Individuals with Sjögren’s syndrome appear to have imbalances in their oral and gut microbiota that can cause poor digestion and worsen symptoms such as reduced salivary flow leading to dry mouth. Yet, studies to date have produced variable results, meaning that some studies have found differences between individuals living with Sjögren’s and healthy controls, while others have not. A systematic review set out to synthesize existing data and support a more well-informed understanding about the link between Sjögren’s and gut health.
The review study, “Healthy Patients Are Not the Best Controls for Microbiome-Based Clinical Studies: Example of Sjögren’s Syndrome in a Systematic Review,” was published in the journal Frontiers in Immunology.
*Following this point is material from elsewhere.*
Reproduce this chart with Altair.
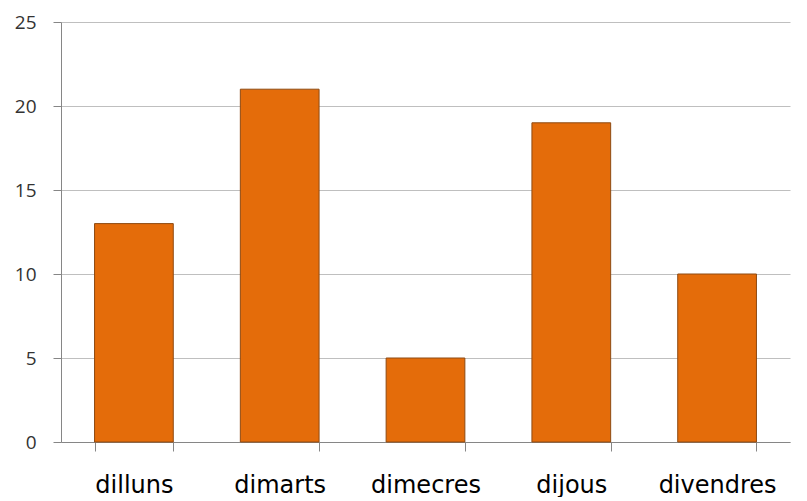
import altair as alt
import pandas as pd

days = ["dilluns", "dimarts", "dimecres", "dijous", "divendres"]
values = [13, 21, 5, 19, 10]
y_ticks = [0, 5, 10, 15, 20, 25]

df = pd.DataFrame({"day": days, "value": values})

chart = alt.Chart(df).mark_bar(
    color="#E46C0A", stroke="#8E4A12", strokeWidth=1
).encode(
    x=alt.X("day:N", sort=days, title=None,
            scale=alt.Scale(paddingInner=0.46, paddingOuter=0.23),
            axis=alt.Axis(labelAngle=0, tickBand="extent", tickSize=9,
                          tickColor="#868686", domainColor="#868686",
                          labelFont="DejaVu Sans", labelFontSize=24,
                          labelColor="#000000", labelPadding=22, grid=False)),
    y=alt.Y("value:Q", title=None,
            scale=alt.Scale(domain=[0, 25], nice=False),
            axis=alt.Axis(values=y_ticks, tickSize=8, tickColor="#868686",
                          domainColor="#868686", gridColor="#BFBFBF",
                          labelFont="Open Sans", labelFontSize=19,
                          labelColor="#333333", labelPadding=17))
).properties(
    width=729, height=420,
    autosize=alt.AutoSizeParams(type="none"),
    padding={"left": 53, "top": 14, "right": 8, "bottom": 55}
).configure_view(stroke=None)

chart.save("out.html", embed_options={"renderer": "svg", "actions": False})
More and more research now supports the role of gut microbiota in both the immune system and brain health. Like any healthy ecosystem, the human microbiota consists of vast colonies of bacteria that live and work in harmony. That said, the health of the ecosystem depends on various factors such as one’s age, diet, exposure to microorganisms, antibiotic therapy and so forth. An imbalance in bacteria is known as dysbiosis and has been shown to trigger or worsen several health conditions, including inflammatory arthritic conditions such as Sjögren’s. However, it is unclear if microbiota imbalance is a consequence of or part of the underlying causes of Sjögren’s.
A team of researchers in France systematically reviewed published studies, from January 2000 through June 2020, that compared the oral and gut microbiota of Sjögren’s patients to a control group. These studies were primarily cohort studies, meaning that individuals with and without Sjögren’s were followed for a period of time. A total of 289 articles were retrieved from database searches, 45 studies were read in full, and 18 of them were included in the analysis. A total of 13 studies reported data on oral microbiota, four on gut microbiota, and one on both oral and gut microbiota.
Combined, the 18 included studies had a sample of 330 Sjögren’s patients with information about their oral microbiota and 120 with data on their gut/fecal microbiota. On the other hand, the control group included healthy volunteers as well as people with sicca symptoms (dry mouth), but without a Sjögren’s diagnosis. The results were rather contradictory. Several studies reporting lower bacterial diversity in both oral and gut microbiota among Sjögren’s patients, while others found no differences between Sjögren’s patients and the control group.
Possible explanations include the fact that the researcher did not account for lifestyle factors such as smoking status, medication intake, and dental hygiene. Further, the sampling methods for microbiota varied. For instance, an oral sample could have been collected through either buccal swab, oral washing, or from either unstimulated or stimulated saliva. Additionally, methods of data analysis differed among the studies, and each includes their own strengths and limitation.
Despite the challenges mentioned above, researchers noted reduced salivary secretion explained more microbial changes, suggesting that dysbiosis is a consequence of and not the underlying cause of Sjögren’s. Further, the authors noted a strength of their review which is the inclusion of sicca patients who may be a more appropriate control group to assess the effect of Sjögren’s itself on microbiota, as it eliminates the effects of lower production and flow of saliva. The team also emphasized the importance of standardized methods for assessment to allow clearer conclusions to be drawn in future.